Sur une archive d’un millier de victimes de disparition forcée entre les mains de l’armée française durant la seule Bataille d’Alger en 1957, vous avez identifié, grâce à leurs descendants à ce jour, près de 400 disparus dont 322 disparus assassinés tout comme Audin et Boumendjel…
Notre projet fait le lien entre archives et mémoires des familles. Pour avancer, les archives sont en effet essentielles mais on n’est pas certain d’y trouver les vérités qui peuvent être cachées, codées, et avec le risque que certaines archives aient été détruites par des militaires soucieux de camoufler des crimes.

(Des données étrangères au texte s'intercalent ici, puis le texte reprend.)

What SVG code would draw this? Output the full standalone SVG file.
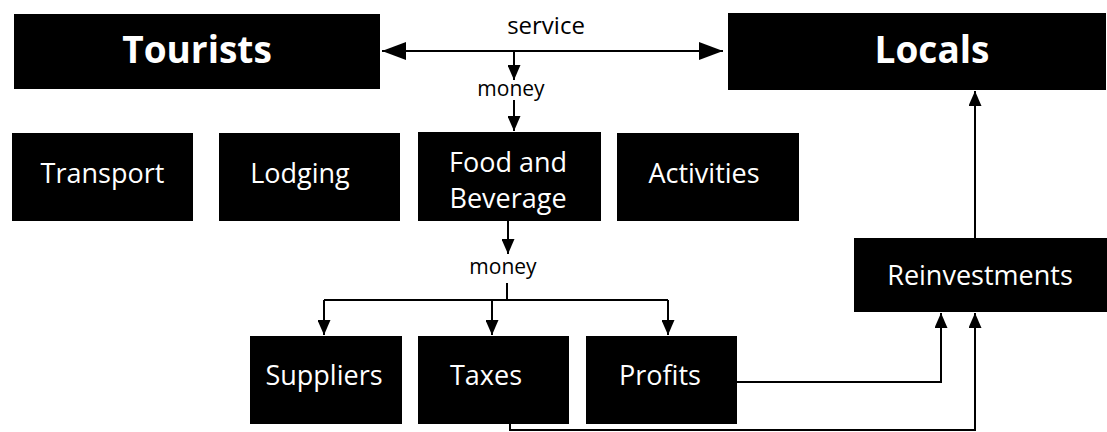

Le coffre-fort, c’est la mémoire des anciens soldats et officiers, et les archives qu’ils ont pu conserver à l’intérieur de leur famille.
Mais au fond – et on l’a souvent oublié – ceux qui parlent le plus exactement de la disparition forcée sont ceux qui en ont été victimes, les familles qui ont assisté aux enlèvements et qui peuvent témoigner de ce que le disparu n’est jamais reparu. C’est le cas dans les dictatures d’Amérique latine où l’on n’attend pas que les militaires eux-mêmes nomment les victimes mais où les témoignages des survivants est la base du travail d’enquête.
Vous avez accueilli le rapport Stora de manière critique. Pourquoi ?
L’exercice, la commande, étaient impossibles à tenir. C’est un rapport qui fait trop de choses différentes à la fois : un état des lieux de ce qui pose problème dans la société française, un état des lieux des relations avec l’Algérie et de comment les améliorer – sans avoir le temps et l’espace pour définir les raisons pour lesquelles elles devraient être améliorées : Benjamin Stora évoque même l’importance des relations commerciales.
Mais alors on reconnaîtrait les crimes du passé pour vendre des avions ? Le lien serait alors bien cynique et ne correspond pas d’ailleurs à l’engagement d’historien de l’auteur. Il propose également une série de gestes, dont certains sont importants, mais le risque du catalogue dans lequel les politiques viendraient faire leur marché mémorial est élevé.
C’est un travail forcément limité, réalisé dans un temps court par une seule personne qui ne peut regarder suffisamment ce qui s’est fait, d’abord en Algérie et en langue arabe, mais aussi dans d’autres pays, en anglais, en allemand, en japonais, et ne peut poser la comparaison avec d’autres pays, comme la Belgique, les Pays-Bas, d’autres anciennes grandes puissances coloniales pour réfléchir à la façon dont on prend en compte ailleurs le passé colonial. Les préconisations prennent la forme d’une succession de gestes – dont fait partie la reconnaissance de l’assassinat d’Ali Boumendjel – qui posent la question de savoir quel sera le prochain geste.